### Collected data

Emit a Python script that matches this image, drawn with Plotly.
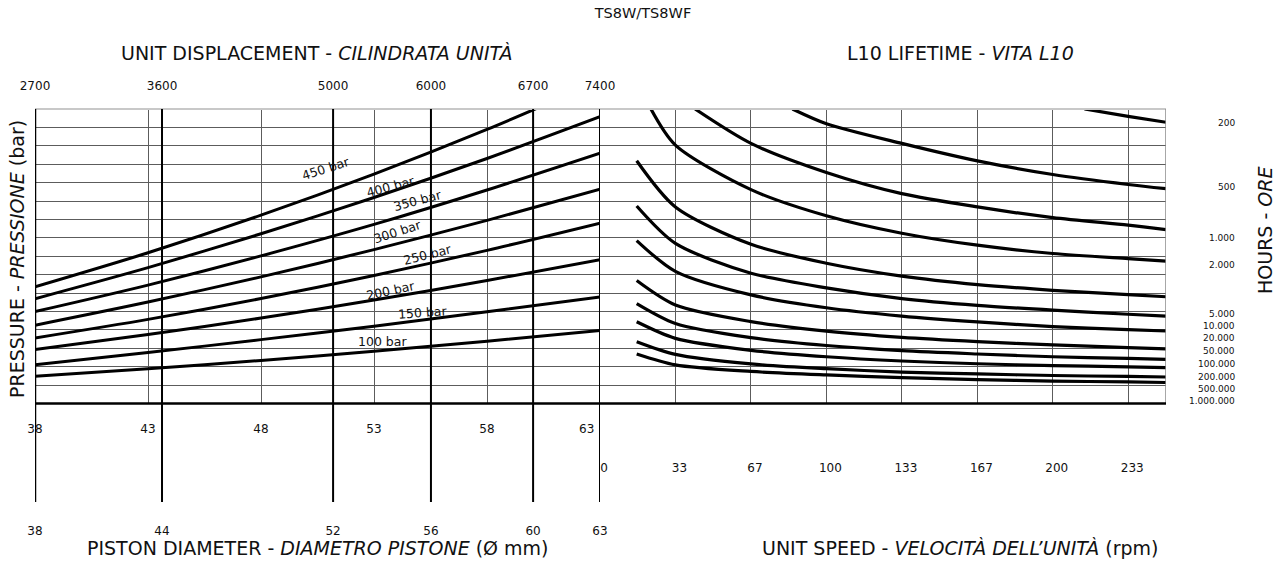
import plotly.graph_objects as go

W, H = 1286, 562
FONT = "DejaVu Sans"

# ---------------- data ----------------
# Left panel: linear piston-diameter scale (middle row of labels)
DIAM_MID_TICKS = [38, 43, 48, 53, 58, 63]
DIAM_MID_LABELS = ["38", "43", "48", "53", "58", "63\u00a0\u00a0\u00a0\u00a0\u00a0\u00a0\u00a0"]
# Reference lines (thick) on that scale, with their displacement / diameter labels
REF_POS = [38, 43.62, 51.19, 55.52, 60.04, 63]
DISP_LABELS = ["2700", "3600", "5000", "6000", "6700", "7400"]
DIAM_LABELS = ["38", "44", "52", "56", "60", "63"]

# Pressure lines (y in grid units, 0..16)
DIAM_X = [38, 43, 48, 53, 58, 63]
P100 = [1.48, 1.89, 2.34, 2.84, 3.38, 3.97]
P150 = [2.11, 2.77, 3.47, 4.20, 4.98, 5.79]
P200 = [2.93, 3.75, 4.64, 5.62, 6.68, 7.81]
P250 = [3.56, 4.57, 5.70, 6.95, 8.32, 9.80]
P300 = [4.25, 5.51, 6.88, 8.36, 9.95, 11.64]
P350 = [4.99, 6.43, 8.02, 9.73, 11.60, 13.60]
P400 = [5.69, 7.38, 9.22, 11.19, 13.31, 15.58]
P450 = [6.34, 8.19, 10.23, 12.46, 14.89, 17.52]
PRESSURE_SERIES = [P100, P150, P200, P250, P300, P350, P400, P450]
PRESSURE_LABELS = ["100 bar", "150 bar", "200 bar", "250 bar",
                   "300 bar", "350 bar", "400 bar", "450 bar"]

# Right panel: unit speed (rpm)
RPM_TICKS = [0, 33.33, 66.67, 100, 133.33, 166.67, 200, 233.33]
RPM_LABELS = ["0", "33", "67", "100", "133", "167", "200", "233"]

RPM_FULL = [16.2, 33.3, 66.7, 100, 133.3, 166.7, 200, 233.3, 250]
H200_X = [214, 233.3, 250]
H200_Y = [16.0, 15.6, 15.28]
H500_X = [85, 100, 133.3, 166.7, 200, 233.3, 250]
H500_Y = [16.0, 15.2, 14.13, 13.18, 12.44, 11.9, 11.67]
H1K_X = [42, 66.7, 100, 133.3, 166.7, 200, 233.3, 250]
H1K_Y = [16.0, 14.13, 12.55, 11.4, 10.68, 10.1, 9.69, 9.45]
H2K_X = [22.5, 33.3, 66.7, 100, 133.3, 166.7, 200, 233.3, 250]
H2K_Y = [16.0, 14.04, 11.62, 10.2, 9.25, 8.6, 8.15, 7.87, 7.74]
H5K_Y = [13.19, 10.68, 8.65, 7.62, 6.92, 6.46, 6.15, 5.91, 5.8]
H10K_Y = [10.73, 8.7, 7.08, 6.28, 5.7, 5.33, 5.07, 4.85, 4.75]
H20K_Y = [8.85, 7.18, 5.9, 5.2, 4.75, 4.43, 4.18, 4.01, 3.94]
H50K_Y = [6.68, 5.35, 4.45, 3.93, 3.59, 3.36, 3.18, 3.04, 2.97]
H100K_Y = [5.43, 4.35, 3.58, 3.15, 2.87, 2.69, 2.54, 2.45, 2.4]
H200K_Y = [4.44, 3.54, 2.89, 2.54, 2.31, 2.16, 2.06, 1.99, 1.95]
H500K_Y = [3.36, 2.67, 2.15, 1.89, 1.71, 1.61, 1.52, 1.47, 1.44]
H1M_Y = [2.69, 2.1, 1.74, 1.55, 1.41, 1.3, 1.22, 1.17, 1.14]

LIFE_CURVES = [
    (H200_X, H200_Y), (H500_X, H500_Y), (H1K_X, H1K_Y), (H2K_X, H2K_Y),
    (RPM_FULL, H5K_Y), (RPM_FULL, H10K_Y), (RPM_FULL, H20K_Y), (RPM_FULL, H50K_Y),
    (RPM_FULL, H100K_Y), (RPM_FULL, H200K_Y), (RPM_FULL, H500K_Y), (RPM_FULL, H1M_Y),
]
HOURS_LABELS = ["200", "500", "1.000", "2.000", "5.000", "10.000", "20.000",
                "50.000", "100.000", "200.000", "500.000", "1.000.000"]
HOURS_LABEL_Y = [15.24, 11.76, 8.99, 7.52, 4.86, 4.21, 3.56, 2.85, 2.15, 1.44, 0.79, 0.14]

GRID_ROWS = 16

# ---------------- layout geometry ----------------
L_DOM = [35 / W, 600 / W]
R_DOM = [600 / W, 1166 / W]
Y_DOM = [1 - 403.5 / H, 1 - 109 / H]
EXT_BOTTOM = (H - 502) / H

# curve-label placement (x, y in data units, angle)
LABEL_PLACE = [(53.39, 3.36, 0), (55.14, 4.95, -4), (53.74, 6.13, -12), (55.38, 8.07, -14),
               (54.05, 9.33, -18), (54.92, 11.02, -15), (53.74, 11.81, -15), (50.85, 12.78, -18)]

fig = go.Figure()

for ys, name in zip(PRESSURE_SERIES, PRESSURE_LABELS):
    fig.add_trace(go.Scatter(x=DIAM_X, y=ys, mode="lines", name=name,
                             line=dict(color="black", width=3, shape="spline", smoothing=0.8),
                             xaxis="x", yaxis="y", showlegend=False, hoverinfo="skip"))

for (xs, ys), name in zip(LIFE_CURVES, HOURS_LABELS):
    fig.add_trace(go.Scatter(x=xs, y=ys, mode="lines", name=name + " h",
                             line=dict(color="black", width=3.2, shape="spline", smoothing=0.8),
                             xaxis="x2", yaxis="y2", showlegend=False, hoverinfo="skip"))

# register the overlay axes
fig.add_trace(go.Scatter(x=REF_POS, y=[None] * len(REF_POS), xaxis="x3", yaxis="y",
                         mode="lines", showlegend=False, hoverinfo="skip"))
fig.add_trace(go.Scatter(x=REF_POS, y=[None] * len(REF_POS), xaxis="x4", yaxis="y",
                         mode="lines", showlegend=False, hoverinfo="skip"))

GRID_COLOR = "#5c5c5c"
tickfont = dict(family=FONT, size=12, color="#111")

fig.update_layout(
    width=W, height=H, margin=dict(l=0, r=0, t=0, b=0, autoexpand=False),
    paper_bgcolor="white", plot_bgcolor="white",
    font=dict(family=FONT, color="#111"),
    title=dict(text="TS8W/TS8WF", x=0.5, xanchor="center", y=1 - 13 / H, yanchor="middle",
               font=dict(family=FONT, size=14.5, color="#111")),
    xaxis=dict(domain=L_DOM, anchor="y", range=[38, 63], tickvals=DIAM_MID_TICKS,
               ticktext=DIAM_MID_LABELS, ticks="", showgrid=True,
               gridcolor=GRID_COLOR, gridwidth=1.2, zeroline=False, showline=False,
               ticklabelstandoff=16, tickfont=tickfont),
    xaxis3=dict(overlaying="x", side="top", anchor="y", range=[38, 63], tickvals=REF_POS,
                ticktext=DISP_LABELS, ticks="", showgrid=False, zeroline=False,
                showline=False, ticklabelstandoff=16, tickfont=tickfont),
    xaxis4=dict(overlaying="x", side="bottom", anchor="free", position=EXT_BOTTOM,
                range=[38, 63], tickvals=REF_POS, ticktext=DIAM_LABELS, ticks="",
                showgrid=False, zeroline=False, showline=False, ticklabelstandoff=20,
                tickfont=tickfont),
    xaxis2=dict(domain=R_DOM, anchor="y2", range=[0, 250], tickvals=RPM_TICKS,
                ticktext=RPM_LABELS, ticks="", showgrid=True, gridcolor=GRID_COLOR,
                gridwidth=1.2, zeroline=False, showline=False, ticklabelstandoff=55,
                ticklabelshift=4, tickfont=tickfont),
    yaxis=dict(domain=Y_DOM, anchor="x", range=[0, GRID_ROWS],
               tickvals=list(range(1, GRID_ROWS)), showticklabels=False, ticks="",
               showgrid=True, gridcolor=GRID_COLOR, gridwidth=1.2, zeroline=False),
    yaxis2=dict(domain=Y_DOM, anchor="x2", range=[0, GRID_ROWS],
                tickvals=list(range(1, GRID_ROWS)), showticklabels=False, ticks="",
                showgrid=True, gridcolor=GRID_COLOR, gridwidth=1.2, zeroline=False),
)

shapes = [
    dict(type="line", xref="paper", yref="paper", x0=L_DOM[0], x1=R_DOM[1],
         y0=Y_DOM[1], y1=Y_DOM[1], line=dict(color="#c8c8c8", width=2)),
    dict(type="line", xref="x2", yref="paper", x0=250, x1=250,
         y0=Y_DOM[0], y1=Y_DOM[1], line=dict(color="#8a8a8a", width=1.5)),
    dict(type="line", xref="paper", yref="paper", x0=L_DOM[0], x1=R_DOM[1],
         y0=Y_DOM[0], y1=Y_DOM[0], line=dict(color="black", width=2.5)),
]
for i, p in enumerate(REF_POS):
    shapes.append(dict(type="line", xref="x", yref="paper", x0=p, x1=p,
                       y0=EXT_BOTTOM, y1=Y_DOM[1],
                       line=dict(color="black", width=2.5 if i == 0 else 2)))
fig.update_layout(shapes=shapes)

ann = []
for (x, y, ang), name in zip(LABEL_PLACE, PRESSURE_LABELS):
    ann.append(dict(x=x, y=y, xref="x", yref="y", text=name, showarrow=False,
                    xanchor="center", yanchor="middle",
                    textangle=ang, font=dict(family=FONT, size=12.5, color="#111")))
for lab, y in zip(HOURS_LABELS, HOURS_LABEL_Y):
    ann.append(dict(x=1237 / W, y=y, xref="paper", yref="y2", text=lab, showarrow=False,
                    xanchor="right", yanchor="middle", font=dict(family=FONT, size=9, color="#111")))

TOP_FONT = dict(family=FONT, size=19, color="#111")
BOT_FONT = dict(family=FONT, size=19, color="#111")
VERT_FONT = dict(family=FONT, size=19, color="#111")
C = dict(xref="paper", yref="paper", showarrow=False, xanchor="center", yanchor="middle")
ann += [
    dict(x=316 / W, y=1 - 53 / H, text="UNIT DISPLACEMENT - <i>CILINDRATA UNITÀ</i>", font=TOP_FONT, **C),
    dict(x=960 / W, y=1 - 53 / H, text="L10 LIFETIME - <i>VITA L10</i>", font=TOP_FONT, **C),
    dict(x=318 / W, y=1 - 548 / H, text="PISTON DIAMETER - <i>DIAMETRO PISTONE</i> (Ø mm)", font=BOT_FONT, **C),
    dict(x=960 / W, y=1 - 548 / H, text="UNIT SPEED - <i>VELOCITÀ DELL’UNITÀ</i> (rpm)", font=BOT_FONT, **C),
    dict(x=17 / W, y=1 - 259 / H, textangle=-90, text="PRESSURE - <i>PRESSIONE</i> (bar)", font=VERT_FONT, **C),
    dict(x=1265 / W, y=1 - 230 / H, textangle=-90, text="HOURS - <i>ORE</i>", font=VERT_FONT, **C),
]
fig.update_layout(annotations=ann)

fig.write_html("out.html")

### What needs to be done
Copy each line of the listing in which the word "that" can be found.

### Solution for this problem
Emit a Python script that matches this image, drawn with Plotly.
# Reference lines (thick) on that scale, with their displacement / diameter labels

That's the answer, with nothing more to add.